Un ragazzo racconta il suo primo incontro con Andrea: «E tu chi sei?».
«Un paziente psicopatico.»
«Allora non hai capito un casso!» Ora lo psicopatico ha preso il brevetto di pizza acrobatica e: «E ogni volteggio di lievito in cielo, Don, lo dedico a te».
Amazing Grace suonata dal sax, tenerezze di preti affini, vecchi amici delle feste dell’Unità, ex tossici diventati amministratori delegati e operatori per i nuovi caduti, figlie smarrite trasformate in madri attente, chitarristi, cantanti, streghe dai capelli turchini, tanta musica gridata, trafficanti di speranza, briganti con un bottino di sogni, ricercati dal passato ormai pronti a mettere la taglia sul futuro.
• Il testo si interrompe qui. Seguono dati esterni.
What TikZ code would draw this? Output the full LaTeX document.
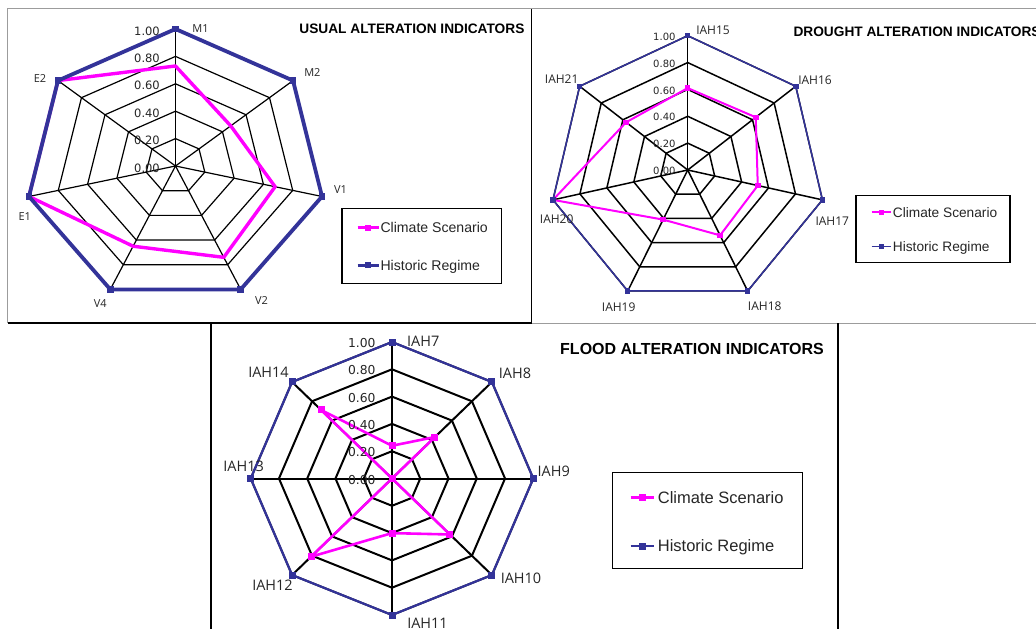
\documentclass[tikz,border=0pt]{standalone}
\usepackage{fontspec}
\setmainfont{Liberation Sans}
\newfontfamily\tickfnt{DejaVu Sans}
\newfontfamily\catfnt{Open Sans}
\usetikzlibrary{calc}

\definecolor{histblue}{HTML}{333399}
\definecolor{climmag}{HTML}{FF00FF}
\definecolor{framegray}{HTML}{9C9C9C}
\definecolor{ink}{HTML}{262626}

\tikzset{
  framegrayline/.style={draw=framegray, line width=1.4},
  frameblackline/.style={draw=black, line width=1.4},
  % spider-web grid of each chart
  gridA/.style={draw=black, line width=1.2, line join=miter},
  gridB/.style={draw=black, line width=1.5, line join=miter},
  gridC/.style={draw=black, line width=2.0, line join=miter},
  % data series
  histA/.style={draw=histblue, line width=3.8, line join=miter},
  climA/.style={draw=climmag, line width=3.4, line join=round},
  histB/.style={draw=histblue, line width=1.5, line join=miter},
  climB/.style={draw=climmag, line width=2.0, line join=round},
  histC/.style={draw=histblue, line width=2.2, line join=miter},
  climC/.style={draw=climmag, line width=2.6, line join=round},
  sq/.style={rectangle, inner sep=0, minimum size=#1},
  % texts
  tickA/.style={font=\tickfnt\fontsize{11.5}{12}\selectfont, text=ink, anchor=east, inner sep=0, text height=8.4, text depth=0},
  tickB/.style={font=\tickfnt\fontsize{10}{11}\selectfont, text=ink, anchor=east, inner sep=0, text height=7.3, text depth=0},
  tickC/.style={font=\tickfnt\fontsize{12.3}{13}\selectfont, text=ink, anchor=east, inner sep=0, text height=9.0, text depth=0},
  catA/.style={font=\catfnt\fontsize{11}{12}\selectfont, text=ink, inner sep=0, text height=7.9, text depth=0},
  catB/.style={font=\catfnt\fontsize{12}{13}\selectfont, text=ink, inner sep=0, text height=8.6, text depth=0},
  catC/.style={font=\catfnt\fontsize{14.5}{15}\selectfont, text=ink, inner sep=0, text height=10.4, text depth=0},
  titleA/.style={font=\bfseries\fontsize{13.7}{15}\selectfont, anchor=west, inner sep=0, text height=9.8, text depth=0},
  titleC/.style={font=\bfseries\fontsize{16}{17}\selectfont, anchor=west, inner sep=0, text height=11.5, text depth=0},
  legA/.style={font=\fontsize{14.1}{15}\selectfont, text=ink, anchor=west, inner sep=0, text height=10.1, text depth=0},
  legB/.style={font=\fontsize{13.7}{15}\selectfont, text=ink, anchor=west, inner sep=0, text height=9.8, text depth=0},
  legC/.style={font=\fontsize{16.5}{17}\selectfont, text=ink, anchor=west, inner sep=0, text height=11.8, text depth=0},
  legbox/.style={draw=black, line width=1.1},
}

\begin{document}
\begin{tikzpicture}[x=1pt, y=-1pt]
\useasboundingbox (0,0) rectangle (1036,629);
\fill[white] (0,0) rectangle (1036,629);
\clip (0,0) rectangle (1036,629);

% ---------------- panel frames ----------------
\draw[framegrayline] (7.5,323) -- (7.5,8.5) -- (1036,8.5);
\draw[framegrayline] (531.5,323.3) -- (1036,323.3);
\draw[frameblackline] (7.5,323) -- (531.5,323) -- (531.5,8.5);
\draw[frameblackline] (211,629) -- (211,323);
\draw[frameblackline] (838,629) -- (838,323.3);

% =============== USUAL ALTERATION INDICATORS (7 axes) ===============
\coordinate (Ac) at (175.5,166);
\foreach \k in {0,...,6}
  \coordinate (A\k) at ({175.5+150.3*sin(360*\k/7)},{166-137*cos(360*\k/7)});
\foreach \l in {0.2,0.4,0.6,0.8,1}
  \draw[gridA] ($(Ac)!\l!(A0)$) \foreach \k in {1,...,6}{ -- ($(Ac)!\l!(A\k)$)} -- cycle;
\foreach \k in {0,...,6}
  \draw[gridA] (Ac) -- (A\k);
\foreach \k/\v in {0/0.73,1/0.47,2/0.68,3/0.74,4/0.65,5/1,6/1}
  \coordinate (Ca\k) at ($(Ac)!\v!(A\k)$);
\draw[climA] (Ca0) \foreach \k in {1,...,6}{ -- (Ca\k)} -- cycle;
\draw[histA] (A0) \foreach \k in {1,...,6}{ -- (A\k)} -- cycle;
\foreach \k in {0,...,6}
  \node[sq=6.5, fill=histblue] (mkA\k) at (A\k) {};
\foreach \i/\t in {0/0.00,1/0.20,2/0.40,3/0.60,4/0.80,5/1.00}
  \node[tickA] (tkA\i) at (160,{166-137*\i/5+1.8}) {\t};
\node[catA] (labM1) at (200.5,29) {M1};
\node[catA] (labM2) at (312.4,72.3) {M2};
\node[catA] (labV1) at (340.6,190) {V1};
\node[catA] (labV2) at (261.5,301) {V2};
\node[catA] (labV4) at (100.2,303.3) {V4};
\node[catA] (labE1) at (24.8,216.7) {E1};
\node[catA] (labE2) at (40,78.3) {E2};
\node[titleA] (ttlA) at (299.2,28.3) {USUAL ALTERATION INDICATORS};
% legend
\draw[legbox] (342,208.5) rectangle (501.5,283.5);
\coordinate (lgA1a) at (357.7,227.7); \coordinate (lgA1b) at (378.6,227.7);
\coordinate (lgA2a) at (357.7,265);   \coordinate (lgA2b) at (378.6,265);
\draw[climA] (lgA1a) -- (lgA1b);
\node[sq=6, fill=climmag] (lgA1m) at ($(lgA1a)!0.5!(lgA1b)$) {};
\node[legA] (lgA1t) at (380.3,227.7) {Climate Scenario};
\draw[histA, line width=3] (lgA2a) -- (lgA2b);
\node[sq=6, fill=histblue] (lgA2m) at ($(lgA2a)!0.5!(lgA2b)$) {};
\node[legA] (lgA2t) at (380.3,265) {Historic Regime};

% =============== DROUGHT ALTERATION INDICATORS (7 axes) ===============
\coordinate (Bc) at (687.7,170);
\foreach \k in {0,...,6}
  \coordinate (B\k) at ({687.7+138.2*sin(360*\k/7)},{170-134.3*cos(360*\k/7)});
\foreach \l in {0.2,0.4,0.6,0.8,1}
  \draw[gridB] ($(Bc)!\l!(B0)$) \foreach \k in {1,...,6}{ -- ($(Bc)!\l!(B\k)$)} -- cycle;
\foreach \k in {0,...,6}
  \draw[gridB] (Bc) -- (B\k);
\foreach \k/\v in {0/0.61,1/0.63,2/0.52,3/0.54,4/0.41,5/1,6/0.57}
  \coordinate (Cb\k) at ($(Bc)!\v!(B\k)$);
\draw[climB] (Cb0) \foreach \k in {1,...,6}{ -- (Cb\k)} -- cycle;
\foreach \k in {0,...,6}
  \node[sq=5.5, fill=climmag] (mcB\k) at (Cb\k) {};
\draw[histB] (B0) \foreach \k in {1,...,6}{ -- (B\k)} -- cycle;
\foreach \k in {0,...,6}
  \node[sq=5.5, fill=histblue] (mkB\k) at (B\k) {};
\foreach \i/\t in {0/0.00,1/0.20,2/0.40,3/0.60,4/0.80,5/1.00}
  \node[tickB] (tkB\i) at (675.7,{170-134.3*\i/5+1}) {\t};
\node[catB] (labI15) at (713,30) {IAH15};
\node[catB] (labI16) at (815,80) {IAH16};
\node[catB] (labI17) at (832.3,221) {IAH17};
\node[catB] (labI18) at (764.7,306) {IAH18};
\node[catB] (labI19) at (618.7,306.7) {IAH19};
\node[catB] (labI20) at (556.7,219) {IAH20};
\node[catB] (labI21) at (561.7,79.3) {IAH21};
\node[titleA] (ttlB) at (793.3,31.7) {DROUGHT ALTERATION INDICATORS};
% legend
\draw[legbox] (856,195.7) rectangle (1010,262.7);
\coordinate (lgB1a) at (871.7,212.3); \coordinate (lgB1b) at (891,212.3);
\coordinate (lgB2a) at (871.7,246.7); \coordinate (lgB2b) at (891,246.7);
\draw[climB] (lgB1a) -- (lgB1b);
\node[sq=5.5, fill=climmag] (lgB1m) at ($(lgB1a)!0.5!(lgB1b)$) {};
\node[legB] (lgB1t) at (892.7,212.3) {Climate Scenario};
\draw[histB] (lgB2a) -- (lgB2b);
\node[sq=5.5, fill=histblue] (lgB2m) at ($(lgB2a)!0.5!(lgB2b)$) {};
\node[legB] (lgB2t) at (892.7,246.7) {Historic Regime};

% =============== FLOOD ALTERATION INDICATORS (8 axes) ===============
\coordinate (Cc) at (392,478.5);
\foreach \k in {0,...,7}
  \coordinate (F\k) at ({392+141.3*sin(45*\k)},{478.5-136.5*cos(45*\k)});
\foreach \l in {0.2,0.4,0.6,0.8,1}
  \draw[gridC] ($(Cc)!\l!(F0)$) \foreach \k in {1,...,7}{ -- ($(Cc)!\l!(F\k)$)} -- cycle;
\foreach \k in {0,...,7}
  \draw[gridC] (Cc) -- (F\k);
\foreach \k/\v in {0/0.24,1/0.43,2/0,3/0.58,4/0.40,5/0.81,6/0,7/0.71}
  \coordinate (Cf\k) at ($(Cc)!\v!(F\k)$);
\draw[climC] (Cf0) \foreach \k in {1,...,7}{ -- (Cf\k)} -- cycle;
\foreach \k in {0,...,7}
  \node[sq=7, fill=climmag] (mcC\k) at (Cf\k) {};
\draw[histC] (F0) \foreach \k in {1,...,7}{ -- (F\k)} -- cycle;
\foreach \k in {0,...,7}
  \node[sq=7, fill=histblue] (mkC\k) at (F\k) {};
\foreach \i/\t in {0/0.00,1/0.20,2/0.40,3/0.60,4/0.80,5/1.00}
  \node[tickC] (tkC\i) at (375.7,{478.5-136.5*\i/5+1}) {\t};
\node[catC] (labI7)  at (423.3,341.7) {IAH7};
\node[catC] (labI8)  at (515,373.3) {IAH8};
\node[catC] (labI9)  at (553.7,471.7) {IAH9};
\node[catC] (labI10) at (521,578.3) {IAH10};
\node[catC] (labI11) at (427.5,623.3) {IAH11};
\node[catC] (labI12) at (272.5,585.7) {IAH12};
\node[catC] (labI13) at (243.7,466) {IAH13};
\node[catC] (labI14) at (268.5,372.7) {IAH14};
\node[titleC] (ttlC) at (560,348.3) {FLOOD ALTERATION INDICATORS};
% legend
\draw[legbox] (612.3,472.3) rectangle (802.7,568.7);
\coordinate (lgC1a) at (630.7,497.7); \coordinate (lgC1b) at (654,497.7);
\coordinate (lgC2a) at (630.7,546);   \coordinate (lgC2b) at (654,546);
\draw[climC] (lgC1a) -- (lgC1b);
\node[sq=7, fill=climmag] (lgC1m) at ($(lgC1a)!0.5!(lgC1b)$) {};
\node[legC] (lgC1t) at (657.7,497.7) {Climate Scenario};
\draw[histC] (lgC2a) -- (lgC2b);
\node[sq=7, fill=histblue] (lgC2m) at ($(lgC2a)!0.5!(lgC2b)$) {};
\node[legC] (lgC2t) at (657.7,546) {Historic Regime};
\end{tikzpicture}
\end{document}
È stato un diluvio di raggi. È tornato indietro come un boomerang quel che il Gallo ha dato. Senza prevederlo, senza pianificarlo, è stato il saluto più bello. Un movimento così ribelle che la morte se l’è data a gambe. Niente che si teme, finché si sta insieme.
E mentre il Vecio cantava Bella ciao in chiesa, nelle immagini mandate in tv dal caro Crozza, la canonica, ignara, la cantava in simbiosi, splendendo sotto la luce di un bel fior. Eravamo tutti, c’eravate anche voi che non siete venuti.
Il sussurrare che ha attraversato la chiesa per ore era un mantra: «il Gallo non è assente, è solo invisibile». Eppure più di uno giura di averlo visto in prima fila a fumare.